*AIM OF THE EXERCISE*.
List each line of the data that holds the word "chart".

*LISTED RECORDS*.
<<<<
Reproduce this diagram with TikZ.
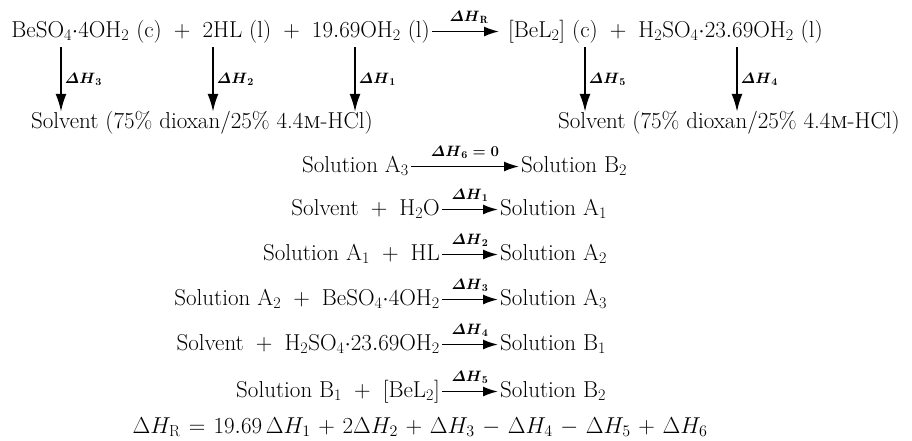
>>>>
<<<<
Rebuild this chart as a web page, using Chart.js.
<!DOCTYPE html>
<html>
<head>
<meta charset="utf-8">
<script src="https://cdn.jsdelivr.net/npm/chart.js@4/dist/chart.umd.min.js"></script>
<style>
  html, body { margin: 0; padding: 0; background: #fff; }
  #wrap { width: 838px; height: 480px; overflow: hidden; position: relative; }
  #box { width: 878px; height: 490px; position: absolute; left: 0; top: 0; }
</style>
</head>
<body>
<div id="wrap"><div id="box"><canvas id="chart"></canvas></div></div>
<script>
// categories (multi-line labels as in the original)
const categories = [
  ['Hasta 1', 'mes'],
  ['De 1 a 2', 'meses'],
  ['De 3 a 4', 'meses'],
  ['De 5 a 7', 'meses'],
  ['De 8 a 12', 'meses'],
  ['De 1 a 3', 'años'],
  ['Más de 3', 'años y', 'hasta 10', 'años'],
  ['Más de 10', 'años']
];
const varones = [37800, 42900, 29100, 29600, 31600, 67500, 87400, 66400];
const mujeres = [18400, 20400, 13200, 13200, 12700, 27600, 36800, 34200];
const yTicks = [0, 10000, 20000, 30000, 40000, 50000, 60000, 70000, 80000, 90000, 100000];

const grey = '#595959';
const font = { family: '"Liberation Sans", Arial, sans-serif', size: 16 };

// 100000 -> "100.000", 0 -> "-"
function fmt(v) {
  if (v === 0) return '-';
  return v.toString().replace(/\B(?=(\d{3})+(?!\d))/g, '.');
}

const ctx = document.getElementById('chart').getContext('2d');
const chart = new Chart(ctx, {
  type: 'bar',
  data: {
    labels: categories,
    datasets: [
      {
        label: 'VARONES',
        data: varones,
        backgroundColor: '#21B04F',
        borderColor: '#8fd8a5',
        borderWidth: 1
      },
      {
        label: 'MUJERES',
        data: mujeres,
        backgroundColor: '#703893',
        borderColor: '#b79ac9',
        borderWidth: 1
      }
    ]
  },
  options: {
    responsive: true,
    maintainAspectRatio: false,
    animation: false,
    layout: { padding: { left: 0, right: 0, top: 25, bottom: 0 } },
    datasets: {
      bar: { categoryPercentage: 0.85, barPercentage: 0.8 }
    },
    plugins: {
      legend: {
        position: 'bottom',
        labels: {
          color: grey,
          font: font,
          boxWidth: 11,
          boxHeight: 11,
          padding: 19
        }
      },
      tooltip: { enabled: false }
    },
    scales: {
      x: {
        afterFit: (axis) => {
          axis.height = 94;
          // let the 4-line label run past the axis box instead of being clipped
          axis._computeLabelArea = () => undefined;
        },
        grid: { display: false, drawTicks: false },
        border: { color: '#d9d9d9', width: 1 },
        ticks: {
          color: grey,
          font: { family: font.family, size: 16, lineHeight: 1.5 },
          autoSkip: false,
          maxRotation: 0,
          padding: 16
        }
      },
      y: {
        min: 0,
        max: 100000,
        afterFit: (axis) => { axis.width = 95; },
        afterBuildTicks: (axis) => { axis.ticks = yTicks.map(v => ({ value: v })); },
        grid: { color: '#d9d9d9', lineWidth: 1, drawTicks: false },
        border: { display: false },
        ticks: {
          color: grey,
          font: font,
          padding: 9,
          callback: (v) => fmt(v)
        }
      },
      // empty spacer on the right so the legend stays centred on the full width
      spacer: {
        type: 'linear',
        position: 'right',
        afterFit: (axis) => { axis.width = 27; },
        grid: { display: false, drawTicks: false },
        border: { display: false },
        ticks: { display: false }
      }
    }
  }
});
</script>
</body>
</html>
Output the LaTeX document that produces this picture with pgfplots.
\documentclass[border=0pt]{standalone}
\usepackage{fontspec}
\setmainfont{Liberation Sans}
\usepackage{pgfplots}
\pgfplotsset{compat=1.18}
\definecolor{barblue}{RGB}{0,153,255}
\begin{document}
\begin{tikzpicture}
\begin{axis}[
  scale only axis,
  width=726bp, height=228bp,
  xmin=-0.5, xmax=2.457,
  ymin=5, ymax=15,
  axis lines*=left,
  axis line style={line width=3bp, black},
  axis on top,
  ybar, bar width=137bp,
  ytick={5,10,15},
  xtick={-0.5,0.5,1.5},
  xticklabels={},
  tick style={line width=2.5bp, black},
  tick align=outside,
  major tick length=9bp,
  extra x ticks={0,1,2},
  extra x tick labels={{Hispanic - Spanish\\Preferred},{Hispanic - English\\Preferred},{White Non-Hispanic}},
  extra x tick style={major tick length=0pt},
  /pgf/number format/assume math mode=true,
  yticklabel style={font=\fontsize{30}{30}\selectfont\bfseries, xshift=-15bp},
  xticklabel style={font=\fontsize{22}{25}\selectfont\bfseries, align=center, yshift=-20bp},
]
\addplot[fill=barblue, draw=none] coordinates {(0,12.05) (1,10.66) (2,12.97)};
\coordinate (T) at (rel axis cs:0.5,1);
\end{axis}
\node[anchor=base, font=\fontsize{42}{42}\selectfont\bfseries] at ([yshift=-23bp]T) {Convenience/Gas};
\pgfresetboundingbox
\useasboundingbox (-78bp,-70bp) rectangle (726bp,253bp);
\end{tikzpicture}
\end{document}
>>>>
*FINISHED TASK*.
Rebuild this chart as a web page, using Chart.js.
<script src="https://cdn.jsdelivr.net/npm/chart.js@4/dist/chart.umd.min.js"></script>
<div id="wrap"><div id="box"><canvas id="chart"></canvas></div></div>
const ctx = document.getElementById('chart').getContext('2d');
const chart = new Chart(ctx, {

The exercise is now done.